Goodbye Solo (Ramin Bahrani, 2008)
Given the South’s tangled racial history, it is perhaps understandable that films dealing with race rarely make it past the Civil Rights Movement. But Ramin Bahrani, the natural-born son of Iranian parents, has made maybe the first film to reveal, without overselling it, the multicultural state of the South’s urban centers. Loosely adapted from Iranian director Abbas Kiarostami’s “Taste of Cherry,” “Goodbye Solo” concerns a depressed, solitary old man who hires a cabbie for a one-way trip to Blowing Rock, where he intends to commit suicide. Complicating this simple setup is the fact that the cabbie is a vivacious and kind Senegalese immigrant and the old man is played by one of Elvis Presley’s childhood friends and bodyguards. A story of almost constant heartbreak, “Goobdye Solo” is also affirming and forward-thinking, a poetic view of the old and new South coming together and finding some kind of understanding, even if some differences can never be bridged.
For more on Southern movies, see “The South on Screen,” our list of Southern-themed movies coming out in 2012.

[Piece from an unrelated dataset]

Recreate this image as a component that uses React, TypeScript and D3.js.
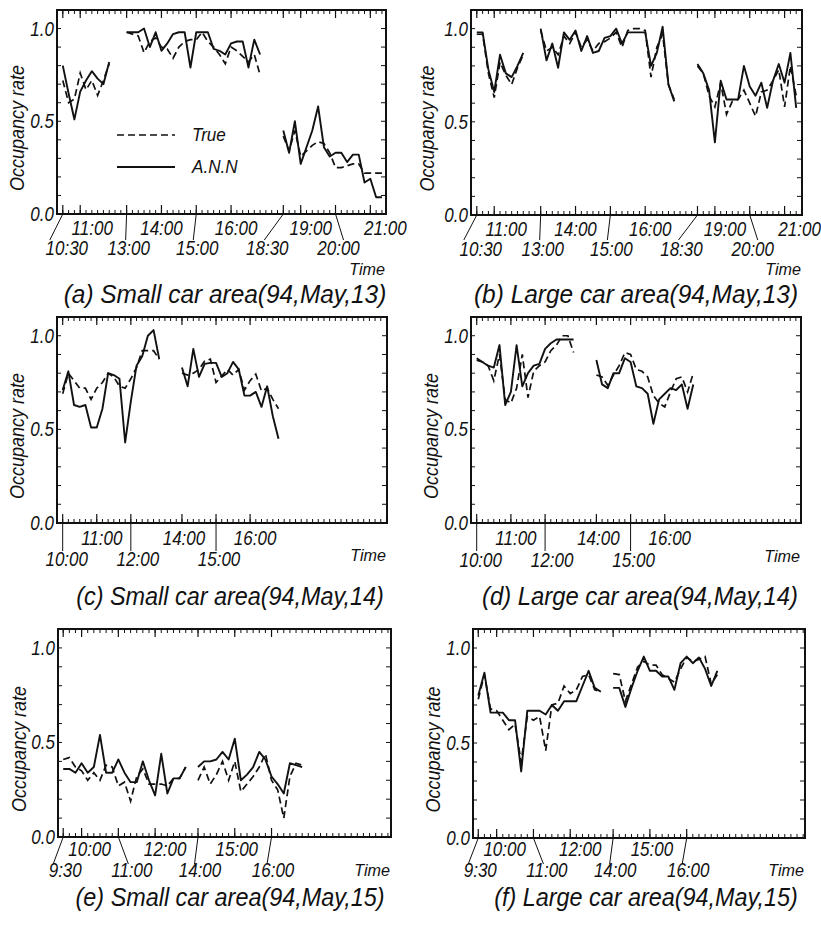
import * as d3 from 'd3';
import React from 'react';

// occupancy rate, one value per 10 minutes, one inner array per time segment
const annA = [
  [0.8, 0.65, 0.51, 0.66, 0.72, 0.77, 0.73, 0.7, 0.82],
  [0.98, 0.98, 0.98, 1.0, 0.9, 0.98, 0.88, 0.92, 0.97, 0.98, 0.98, 0.79, 0.98, 0.98, 0.98, 0.89, 0.88, 0.86, 0.92, 0.93, 0.93, 0.79, 0.94, 0.86],
  [0.45, 0.33, 0.5, 0.27, 0.36, 0.45, 0.58, 0.36, 0.31, 0.33, 0.33, 0.28, 0.32, 0.32, 0.17, 0.19, 0.09, 0.09],
];
const trueA = [
  [0.72, 0.6, 0.62, 0.76, 0.67, 0.72, 0.64, 0.72, 0.81],
  [0.98, 0.97, 0.96, 0.87, 0.93, 0.95, 0.9, 0.89, 0.84, 0.9, 0.93, 0.94, 0.94, 0.98, 0.93, 0.9, 0.86, 0.81, 0.9, 0.88, 0.85, 0.82, 0.86, 0.75],
  [0.42, 0.34, 0.45, 0.31, 0.34, 0.37, 0.39, 0.38, 0.33, 0.25, 0.25, 0.26, 0.27, 0.27, 0.22, 0.22, 0.22, 0.22],
];
const annB = [
  [0.98, 0.98, 0.78, 0.66, 0.86, 0.76, 0.74, 0.8, 0.87],
  [1.0, 0.83, 0.92, 0.79, 0.98, 0.94, 0.99, 0.88, 0.96, 0.87, 0.88, 0.95, 0.96, 1.0, 0.92, 0.98, 0.98, 0.98, 0.98, 0.8, 0.87, 1.01, 0.7, 0.61],
  [0.81, 0.76, 0.67, 0.39, 0.72, 0.62, 0.62, 0.62, 0.8, 0.69, 0.64, 0.71, 0.575, 0.72, 0.81, 0.71, 0.87, 0.575],
];
const trueB = [
  [0.97, 0.97, 0.76, 0.63, 0.82, 0.75, 0.7, 0.79, 0.86],
  [0.99, 0.88, 0.9, 0.86, 0.96, 0.92, 0.98, 0.9, 0.94, 0.88, 0.92, 0.93, 0.95, 0.98, 0.9, 0.99, 1.0, 1.0, 0.99, 0.74, 0.9, 0.97, 0.7, 0.62],
  [0.8, 0.76, 0.64, 0.58, 0.71, 0.54, 0.61, 0.62, 0.67, 0.6, 0.53, 0.66, 0.67, 0.72, 0.78, 0.58, 0.8, 0.64],
];
const annC = [
  [0.71, 0.81, 0.63, 0.62, 0.63, 0.51, 0.51, 0.61, 0.8, 0.79, 0.77, 0.43, 0.65, 0.84, 0.89, 1.0, 1.03, 0.875],
  [0.83, 0.73, 0.93, 0.78, 0.85, 0.855, 0.855, 0.78, 0.8, 0.86, 0.82, 0.68, 0.68, 0.7, 0.62, 0.73, 0.57, 0.45],
];
const trueC = [
  [0.69, 0.8, 0.76, 0.72, 0.72, 0.66, 0.72, 0.75, 0.8, 0.78, 0.73, 0.72, 0.77, 0.83, 0.92, 0.92, 0.92, 0.875],
  [0.8, 0.79, 0.8, 0.82, 0.865, 0.875, 0.75, 0.785, 0.82, 0.79, 0.82, 0.71, 0.76, 0.795, 0.705, 0.72, 0.66, 0.61],
];
const annD = [
  [0.88, 0.86, 0.84, 0.83, 0.95, 0.63, 0.7, 0.95, 0.73, 0.8, 0.84, 0.85, 0.93, 0.96, 0.98, 0.98, 0.98, 0.98],
  [0.87, 0.74, 0.72, 0.8, 0.8, 0.88, 0.86, 0.73, 0.72, 0.69, 0.53, 0.66, 0.69, 0.72, 0.71, 0.74, 0.61, 0.74],
];
const trueD = [
  [0.87, 0.86, 0.84, 0.76, 0.9, 0.66, 0.64, 0.72, 0.9, 0.67, 0.81, 0.84, 0.86, 0.92, 0.95, 1.0, 1.0, 0.91],
  [0.79, 0.78, 0.735, 0.79, 0.84, 0.91, 0.9, 0.82, 0.81, 0.78, 0.68, 0.64, 0.62, 0.7, 0.77, 0.78, 0.7, 0.8],
];
const annE = [
  [0.36, 0.36, 0.34, 0.39, 0.34, 0.37, 0.54, 0.34, 0.34, 0.41, 0.34, 0.29, 0.29, 0.4, 0.3, 0.22, 0.44, 0.23, 0.31, 0.31, 0.37],
  [0.37, 0.4, 0.4, 0.41, 0.45, 0.41, 0.52, 0.3, 0.33, 0.37, 0.45, 0.41, 0.32, 0.28, 0.23, 0.39, 0.38, 0.37],
];
const trueE = [
  [0.41, 0.42, 0.37, 0.35, 0.3, 0.34, 0.3, 0.38, 0.37, 0.27, 0.29, 0.19, 0.32, 0.36, 0.28, 0.28, 0.28, 0.27, 0.31, 0.31, 0.37],
  [0.3, 0.37, 0.28, 0.33, 0.4, 0.3, 0.4, 0.24, 0.28, 0.32, 0.37, 0.44, 0.3, 0.25, 0.1, 0.32, 0.39, 0.38],
];
const annF = [
  [0.75, 0.87, 0.66, 0.66, 0.66, 0.62, 0.62, 0.35, 0.67, 0.67, 0.67, 0.65, 0.7, 0.67, 0.72, 0.72, 0.72, 0.8, 0.88, 0.79, 0.77],
  [0.79, 0.79, 0.69, 0.79, 0.88, 0.955, 0.88, 0.88, 0.85, 0.85, 0.78, 0.92, 0.955, 0.92, 0.95, 0.89, 0.8, 0.88],
];
const trueF = [
  [0.73, 0.86, 0.68, 0.67, 0.62, 0.57, 0.6, 0.4, 0.64, 0.62, 0.64, 0.46, 0.7, 0.71, 0.8, 0.76, 0.78, 0.85, 0.86, 0.78, 0.77],
  [0.865, 0.86, 0.72, 0.81, 0.9, 0.93, 0.91, 0.91, 0.86, 0.84, 0.82, 0.89, 0.95, 0.93, 0.94, 0.955, 0.81, 0.86],
];

// segment start times and the 10-minute step where each segment begins on the axis
const breaks13 = [['10:30', 0], ['13:00', 11], ['18:30', 38]];
const breaks14 = [['10:00', 0], ['14:00', 21]];
const breaks15 = [['9:30', 0], ['14:00', 22]];

const upper13 = ['11:00', '14:00', '16:00', '19:00', '21:00'];
const lower13 = ['10:30', '13:00', '15:00', '18:30', '20:00'];
const upper14 = ['11:00', '14:00', '16:00'];
const lower14 = ['10:00', '12:00', '15:00'];
const upper15 = ['10:00', '12:00', '15:00'];
const lower15 = ['9:30', '11:00', '14:00', '16:00'];

const yTicks = [0, 0.5, 1.0];
const titles = [
  '(a) Small car area(94,May,13)',
  '(b) Large car area(94,May,13)',
  '(c) Small car area(94,May,14)',
  '(d) Large car area(94,May,14)',
  '(e) Small car area(94,May,15)',
  '(f) Large car area(94,May,15)',
];
const legendNames = ['True', 'A.N.N'];

// layout: label nudges relative to their tick [labelDx, leaderDx]
const nudge13 = { up: [12, 0, 5, 10, 15], low: [[4, -13], [2, -1], [1, -3], [-16, -19], [3, 8]] };
const nudge14 = { up: [5, 2, 5], low: [[4, 0], [7, 0], [3, 0]] };
const nudge15 = { up: [8, 10, 2], low: [[2, -10], [13.5, 10], [2, -3.5], [1.5, -4.5]] };

const panels = [
  { box: [57, 386, 10, 214], dom: [-1, 55.7], breaks: breaks13, up: upper13, low: lower13, nudge: nudge13, ann: annA, tru: trueA, title: titles[0], tx: 225, ty: 303, ts: 26, tsx: 0.94, yl: 17, rows: [235, 255, 240], timeY: 275, legend: true },
  { box: [471, 802, 10, 215], dom: [-1, 56], breaks: breaks13, up: upper13, low: lower13, nudge: nudge13, ann: annB, tru: trueB, title: titles[1], tx: 636, ty: 303, ts: 26, tsx: 0.94, yl: 427, rows: [236, 256, 240], timeY: 275 },
  { box: [57, 387, 317, 523], dom: [-1, 57.1], breaks: breaks14, up: upper14, low: lower14, nudge: nudge14, ann: annC, tru: trueC, title: titles[2], tx: 230, ty: 605, ts: 26, tsx: 0.9, yl: 17, rows: [545, 566, 551], timeY: 561 },
  { box: [471, 801, 317, 523], dom: [-1, 56.9], breaks: breaks14, up: upper14, low: lower14, nudge: nudge14, ann: annD, tru: trueD, title: titles[3], tx: 640, ty: 605, ts: 26.5, tsx: 0.9, yl: 431, rows: [545, 567, 551], timeY: 562 },
  { box: [58, 391, 629, 837], dom: [-0.85, 53.5], breaks: breaks15, up: upper15, low: lower15, nudge: nudge15, ann: annE, tru: trueE, title: titles[4], tx: 230, ty: 906, ts: 26, tsx: 0.9, yl: 19, rows: [856, 877, 864], timeY: 876 },
  { box: [473, 805, 629, 838], dom: [-0.86, 53.3], breaks: breaks15, up: upper15, low: lower15, nudge: nudge15, ann: annF, tru: trueF, title: titles[5], tx: 646, ty: 906, ts: 26, tsx: 0.9, yl: 433, rows: [856, 877, 864], timeY: 876 },
];

const FONT = "'Liberation Sans', Arial, Helvetica, sans-serif";

const mins = (t) => {
  const [h, m] = t.split(':').map(Number);
  return h * 60 + m;
};
const stepOf = (t, breaks) => {
  let b = breaks[0];
  breaks.forEach((br) => {
    if (mins(br[0]) <= mins(t)) b = br;
  });
  return b[1] + (mins(t) - mins(b[0])) / 10;
};

const Txt = ({ x, y, size, sx = 0.85, anchor = 'middle', rot = 0, children }) => (
  <text
    transform={`translate(${x},${y})${rot ? ` rotate(${rot})` : ''} scale(${sx},1)`}
    fontSize={size}
    textAnchor={anchor}
    fontStyle="italic"
    fontFamily={FONT}
    fill="#111"
  >
    {children}
  </text>
);

const Panel = ({ p }) => {
  const [x0, x1, y0, y1] = p.box;
  const x = d3.scaleLinear().domain(p.dom).range([x0, x1]);
  const y = d3.scaleLinear().domain([0, 1.1]).range([y1, y0]);
  const line = d3
    .line()
    .x((d) => x(d[0]))
    .y((d) => y(d[1]));
  const toPts = (segs) => segs.map((vals, k) => vals.map((v, j) => [p.breaks[k][1] + j, v]));

  const minor = d3.range(0, Math.floor(p.dom[1]) + 1);
  const labeled = [...p.up, ...p.low].map((t) => stepOf(t, p.breaks));
  const yMinor = d3.range(1, 11).map((d) => d / 10);
  const [upperY, lowerY, leadEnd] = p.rows;

  return (
    <g>
      {toPts(p.tru).map((pts, i) => (
        <path key={'t' + i} d={line(pts)} fill="none" stroke="#111" strokeWidth={1.7} strokeDasharray="7,4" />
      ))}
      {toPts(p.ann).map((pts, i) => (
        <path key={'a' + i} d={line(pts)} fill="none" stroke="#111" strokeWidth={1.9} strokeLinejoin="round" />
      ))}

      {minor.map((s) => (
        <g key={'m' + s} stroke="#111" strokeWidth={1}>
          <line x1={x(s)} x2={x(s)} y1={y1} y2={y1 - 4} />
          <line x1={x(s)} x2={x(s)} y1={y0} y2={y0 + 4} />
        </g>
      ))}
      {labeled.map((s, i) => (
        <g key={'M' + i} stroke="#111" strokeWidth={1.2}>
          <line x1={x(s)} x2={x(s)} y1={y1} y2={y1 - 9} />
          <line x1={x(s)} x2={x(s)} y1={y0} y2={y0 + 8} />
        </g>
      ))}
      {yMinor.map((v) => (
        <g key={'y' + v} stroke="#111" strokeWidth={1}>
          <line x1={x0} x2={x0 + 4} y1={y(v)} y2={y(v)} />
          <line x1={x1} x2={x1 - 5} y1={y(v)} y2={y(v)} />
        </g>
      ))}
      <rect x={x0} y={y0} width={x1 - x0} height={y1 - y0} fill="none" stroke="#111" strokeWidth={2} />

      {yTicks.map((v) => (
        <Txt key={'yl' + v} x={x0 - 3} y={y(v) + 7} size={20} anchor="end">
          {v.toFixed(1)}
        </Txt>
      ))}

      {p.up.map((t, i) => (
        <Txt key={'u' + t} x={x(stepOf(t, p.breaks)) + p.nudge.up[i]} y={upperY} size={20}>
          {t}
        </Txt>
      ))}
      {p.low.map((t, i) => {
        const sx = x(stepOf(t, p.breaks));
        const [dx, ldx] = p.nudge.low[i];
        return (
          <g key={'l' + t}>
            <line x1={sx} x2={sx + ldx} y1={y1} y2={leadEnd} stroke="#111" strokeWidth={1} />
            <Txt x={sx + dx} y={lowerY} size={20}>
              {t}
            </Txt>
          </g>
        );
      })}

      <Txt x={x1 - 1} y={p.timeY} size={17} sx={0.95} anchor="end">
        Time
      </Txt>
      <Txt x={p.yl + 7} y={(y0 + y1) / 2 + 16} size={20} sx={0.9} rot={-90}>
        Occupancy rate
      </Txt>
      <Txt x={p.tx} y={p.ty} size={p.ts} sx={p.tsx}>
        {p.title}
      </Txt>

      {p.legend && (
        <g>
          <line x1={117} x2={175} y1={135} y2={135} stroke="#111" strokeWidth={1.7} strokeDasharray="7,4" />
          <line x1={117} x2={175} y1={167} y2={167} stroke="#111" strokeWidth={1.9} />
          <Txt x={192} y={141} size={19} sx={0.9} anchor="start">
            {legendNames[0]}
          </Txt>
          <Txt x={192} y={173} size={19} sx={0.9} anchor="start">
            {legendNames[1]}
          </Txt>
        </g>
      )}
    </g>
  );
};

const App = () => (
  <svg width={821} height={927} style={{ position: 'absolute', left: 0, top: 0, background: '#fff' }}>
    <rect width={821} height={927} fill="#fff" />
    {panels.map((p, i) => (
      <Panel key={i} p={p} />
    ))}
  </svg>
);

export default App;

Pingback:Deep South Magazine – Southern Food, Travel & Lit » Blog Archive » Southern Movie Primer / August 11, 2011
Hunter Murphy / January 6, 2012
An underrated movie about the South which deserves much praise is “Hounddog.” (http://www.imdb.com/title/tt0415856/).
I was surprised how director and writer Deborah Kampmeier captured the tensions of our sometimes-tough way of life. Told from the point of view of a precocious girl played by the brilliant Dakota Fanning, the story follows her violent and troubled childhood in the South. I thought it was as poetic a movie as any I’ve seen about our complicated homeland.
Of course, there’s a much-ballyhooed rape scene which may disturb some viewers, but the incident is more suggestive than graphic. The archetypal medicine man (played by the ingenuous Afemo Omilami, who did a stand-up job as Howlin’ Wolf in “Cadillac Records”) is one of the most compelling characters in the movie.
The same question should be asked of a good book as of a good film: does it have life in it? “Hounddog” has Southern life in it and has it in abundance.
Pingback:The Phenix City Story (1955) Phil Karlson | Journeys in Darkness and Light / March 20, 2015
Orion Garland / July 9, 2016
Where is Sling Blade and the real classic Smokey and the Bandit. You can’t say it isnt great, Sally Field, Jackie Gleason had standing ovations.